## Exercise materials
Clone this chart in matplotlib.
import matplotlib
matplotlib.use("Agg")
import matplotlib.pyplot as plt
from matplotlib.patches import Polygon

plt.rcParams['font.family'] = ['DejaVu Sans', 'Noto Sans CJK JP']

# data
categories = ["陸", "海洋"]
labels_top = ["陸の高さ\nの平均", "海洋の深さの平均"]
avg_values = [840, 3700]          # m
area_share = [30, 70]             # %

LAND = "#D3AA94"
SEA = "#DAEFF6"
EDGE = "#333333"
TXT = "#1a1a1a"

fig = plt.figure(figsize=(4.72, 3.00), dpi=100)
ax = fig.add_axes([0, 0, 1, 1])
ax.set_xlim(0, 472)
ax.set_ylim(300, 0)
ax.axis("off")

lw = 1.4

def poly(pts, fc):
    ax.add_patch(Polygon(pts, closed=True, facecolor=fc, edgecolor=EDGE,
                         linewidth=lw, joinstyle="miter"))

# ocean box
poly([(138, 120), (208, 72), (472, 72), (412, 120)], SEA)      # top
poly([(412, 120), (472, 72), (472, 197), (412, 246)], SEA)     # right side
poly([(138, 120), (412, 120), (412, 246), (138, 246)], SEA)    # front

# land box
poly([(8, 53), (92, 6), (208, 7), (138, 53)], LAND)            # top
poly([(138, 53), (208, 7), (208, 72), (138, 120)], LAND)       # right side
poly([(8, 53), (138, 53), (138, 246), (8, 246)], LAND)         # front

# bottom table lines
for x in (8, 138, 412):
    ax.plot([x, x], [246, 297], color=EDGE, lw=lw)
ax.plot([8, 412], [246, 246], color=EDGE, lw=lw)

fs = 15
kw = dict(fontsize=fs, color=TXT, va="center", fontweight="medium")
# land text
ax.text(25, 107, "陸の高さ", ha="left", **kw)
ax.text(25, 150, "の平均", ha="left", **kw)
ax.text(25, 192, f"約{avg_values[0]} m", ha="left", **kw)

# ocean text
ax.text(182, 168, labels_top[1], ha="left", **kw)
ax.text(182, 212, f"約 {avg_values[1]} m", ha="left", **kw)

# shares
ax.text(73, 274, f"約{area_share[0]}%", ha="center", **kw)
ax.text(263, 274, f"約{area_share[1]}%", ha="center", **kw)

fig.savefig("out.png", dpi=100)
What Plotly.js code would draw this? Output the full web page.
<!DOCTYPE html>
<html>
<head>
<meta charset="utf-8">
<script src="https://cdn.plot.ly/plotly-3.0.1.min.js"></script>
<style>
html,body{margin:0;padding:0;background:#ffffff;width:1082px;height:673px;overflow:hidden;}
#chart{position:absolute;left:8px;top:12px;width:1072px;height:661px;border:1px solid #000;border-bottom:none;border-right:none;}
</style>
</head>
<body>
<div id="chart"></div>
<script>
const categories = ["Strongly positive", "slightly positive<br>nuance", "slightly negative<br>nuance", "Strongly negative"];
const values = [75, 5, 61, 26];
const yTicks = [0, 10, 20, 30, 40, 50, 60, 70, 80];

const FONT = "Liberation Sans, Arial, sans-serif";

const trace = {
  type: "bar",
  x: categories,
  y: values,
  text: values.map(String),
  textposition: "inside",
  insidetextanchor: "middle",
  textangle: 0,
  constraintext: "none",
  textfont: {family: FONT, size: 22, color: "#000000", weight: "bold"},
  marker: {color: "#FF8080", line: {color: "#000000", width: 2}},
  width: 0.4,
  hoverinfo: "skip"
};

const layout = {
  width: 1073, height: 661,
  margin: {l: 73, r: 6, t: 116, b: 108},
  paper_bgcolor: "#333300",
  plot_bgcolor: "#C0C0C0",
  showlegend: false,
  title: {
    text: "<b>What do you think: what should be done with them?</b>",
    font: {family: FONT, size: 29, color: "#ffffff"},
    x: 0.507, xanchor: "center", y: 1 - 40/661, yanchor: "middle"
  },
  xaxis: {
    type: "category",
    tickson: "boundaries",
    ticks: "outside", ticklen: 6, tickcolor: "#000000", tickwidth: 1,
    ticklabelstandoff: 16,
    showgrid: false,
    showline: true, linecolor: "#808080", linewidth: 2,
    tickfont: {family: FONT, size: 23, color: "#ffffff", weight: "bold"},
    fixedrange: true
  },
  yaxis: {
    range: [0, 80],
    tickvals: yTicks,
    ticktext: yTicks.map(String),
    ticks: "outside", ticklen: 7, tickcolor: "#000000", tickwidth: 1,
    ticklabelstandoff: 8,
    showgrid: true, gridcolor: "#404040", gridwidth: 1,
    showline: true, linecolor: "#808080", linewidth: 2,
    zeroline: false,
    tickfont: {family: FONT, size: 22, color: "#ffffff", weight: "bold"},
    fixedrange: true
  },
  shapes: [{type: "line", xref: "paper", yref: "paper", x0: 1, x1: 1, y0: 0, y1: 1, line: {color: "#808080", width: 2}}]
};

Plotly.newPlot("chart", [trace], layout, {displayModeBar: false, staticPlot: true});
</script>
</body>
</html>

## What this task involves
Transcribe the material exactly as it reads.

## Solution below
Clone this chart in matplotlib.
import matplotlib
matplotlib.use("Agg")
import matplotlib.pyplot as plt
from matplotlib.patches import Polygon

plt.rcParams['font.family'] = ['DejaVu Sans', 'Noto Sans CJK JP']

# data
categories = ["陸", "海洋"]
labels_top = ["陸の高さ\nの平均", "海洋の深さの平均"]
avg_values = [840, 3700]          # m
area_share = [30, 70]             # %

LAND = "#D3AA94"
SEA = "#DAEFF6"
EDGE = "#333333"
TXT = "#1a1a1a"

fig = plt.figure(figsize=(4.72, 3.00), dpi=100)
ax = fig.add_axes([0, 0, 1, 1])
ax.set_xlim(0, 472)
ax.set_ylim(300, 0)
ax.axis("off")

lw = 1.4

def poly(pts, fc):
    ax.add_patch(Polygon(pts, closed=True, facecolor=fc, edgecolor=EDGE,
                         linewidth=lw, joinstyle="miter"))

# ocean box
poly([(138, 120), (208, 72), (472, 72), (412, 120)], SEA)      # top
poly([(412, 120), (472, 72), (472, 197), (412, 246)], SEA)     # right side
poly([(138, 120), (412, 120), (412, 246), (138, 246)], SEA)    # front

# land box
poly([(8, 53), (92, 6), (208, 7), (138, 53)], LAND)            # top
poly([(138, 53), (208, 7), (208, 72), (138, 120)], LAND)       # right side
poly([(8, 53), (138, 53), (138, 246), (8, 246)], LAND)         # front

# bottom table lines
for x in (8, 138, 412):
    ax.plot([x, x], [246, 297], color=EDGE, lw=lw)
ax.plot([8, 412], [246, 246], color=EDGE, lw=lw)

fs = 15
kw = dict(fontsize=fs, color=TXT, va="center", fontweight="medium")
# land text
ax.text(25, 107, "陸の高さ", ha="left", **kw)
ax.text(25, 150, "の平均", ha="left", **kw)
ax.text(25, 192, f"約{avg_values[0]} m", ha="left", **kw)

# ocean text
ax.text(182, 168, labels_top[1], ha="left", **kw)
ax.text(182, 212, f"約 {avg_values[1]} m", ha="left", **kw)

# shares
ax.text(73, 274, f"約{area_share[0]}%", ha="center", **kw)
ax.text(263, 274, f"約{area_share[1]}%", ha="center", **kw)

fig.savefig("out.png", dpi=100)
What Plotly.js code would draw this? Output the full web page.
<!DOCTYPE html>
<html>
<head>
<meta charset="utf-8">
<script src="https://cdn.plot.ly/plotly-3.0.1.min.js"></script>
<style>
html,body{margin:0;padding:0;background:#ffffff;width:1082px;height:673px;overflow:hidden;}
#chart{position:absolute;left:8px;top:12px;width:1072px;height:661px;border:1px solid #000;border-bottom:none;border-right:none;}
</style>
</head>
<body>
<div id="chart"></div>
<script>
const categories = ["Strongly positive", "slightly positive<br>nuance", "slightly negative<br>nuance", "Strongly negative"];
const values = [75, 5, 61, 26];
const yTicks = [0, 10, 20, 30, 40, 50, 60, 70, 80];

const FONT = "Liberation Sans, Arial, sans-serif";

const trace = {
  type: "bar",
  x: categories,
  y: values,
  text: values.map(String),
  textposition: "inside",
  insidetextanchor: "middle",
  textangle: 0,
  constraintext: "none",
  textfont: {family: FONT, size: 22, color: "#000000", weight: "bold"},
  marker: {color: "#FF8080", line: {color: "#000000", width: 2}},
  width: 0.4,
  hoverinfo: "skip"
};

const layout = {
  width: 1073, height: 661,
  margin: {l: 73, r: 6, t: 116, b: 108},
  paper_bgcolor: "#333300",
  plot_bgcolor: "#C0C0C0",
  showlegend: false,
  title: {
    text: "<b>What do you think: what should be done with them?</b>",
    font: {family: FONT, size: 29, color: "#ffffff"},
    x: 0.507, xanchor: "center", y: 1 - 40/661, yanchor: "middle"
  },
  xaxis: {
    type: "category",
    tickson: "boundaries",
    ticks: "outside", ticklen: 6, tickcolor: "#000000", tickwidth: 1,
    ticklabelstandoff: 16,
    showgrid: false,
    showline: true, linecolor: "#808080", linewidth: 2,
    tickfont: {family: FONT, size: 23, color: "#ffffff", weight: "bold"},
    fixedrange: true
  },
  yaxis: {
    range: [0, 80],
    tickvals: yTicks,
    ticktext: yTicks.map(String),
    ticks: "outside", ticklen: 7, tickcolor: "#000000", tickwidth: 1,
    ticklabelstandoff: 8,
    showgrid: true, gridcolor: "#404040", gridwidth: 1,
    showline: true, linecolor: "#808080", linewidth: 2,
    zeroline: false,
    tickfont: {family: FONT, size: 22, color: "#ffffff", weight: "bold"},
    fixedrange: true
  },
  shapes: [{type: "line", xref: "paper", yref: "paper", x0: 1, x1: 1, y0: 0, y1: 1, line: {color: "#808080", width: 2}}]
};

Plotly.newPlot("chart", [trace], layout, {displayModeBar: false, staticPlot: true});
</script>
</body>
</html>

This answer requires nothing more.